Dass er in den 70 Minuten auch immer wieder unsanft auf dem Boden landete, weil ihn die französische Abwehr zu stoppen versuchte, lächelte er weg. "Das gehört zu meiner Spielweise", erklärte er. "Klar tut das weh, aber wenn man Adrenalin im Körper hat, dann vergisst man die Schmerzen. Die Blessuren gehören zu unserer Arbeit dazu."
Nur einmal reichte es dem 22-Jährigen: Nach einem Foul von Dika Mem sprang er wütend auf und geriet mit dem Franzosen aneinander. "Ich bin auf den Boden gefallen und habe gespürt, dass er mich mit dem Knie oder Arm noch gegen den Boden drückt", erzählte Uscins anschließend. "Wie man sehen konnte, fand ich das absolut nicht okay, nicht sportlich und da war ich sicherlich zu recht sauer."
Es sei ihm in dem Moment egal gewesen, "ob das Dika Mem ist oder jemand anders [ist], das gehört absolut nicht in unsere Sportart und das wollte ich ihn auch wissen lassen", so der junge Linkshänder. "Dass ich zwei Minuten bekomme habe, war ärgerlich, weil es der Mannschaft geschadet hat, aber am Ende ist es egal, weil wir gewonnen haben."

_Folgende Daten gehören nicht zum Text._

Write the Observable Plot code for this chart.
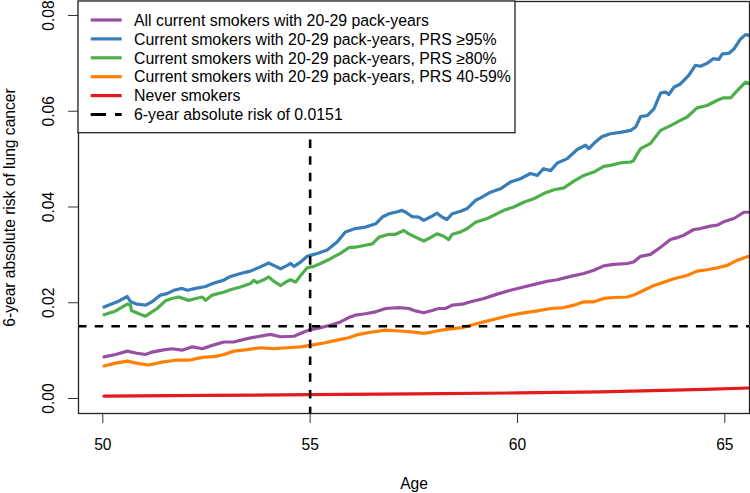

Zwei Spiele haben Uscins und seine Teamkollegen noch vor der Brust - nach dem heutigen Halbfinale gegen Spanien folgt das Finale um Gold (13:30 Uhr) oder das kleine Finale um Bronze (09:00 Uhr) am Sonntag, dem letzten Tag der Olympischen Spiele. "Ich bin jetzt erst einmal glücklich, dass wir in der Lage sind, um Medaillen zu spielen", erklärte Uscins am Mittwoch noch, bevor er Richtung Kabine verschwand. "Jetzt wollen wir den Flow mitnehmen und Spanien auch bezwingen."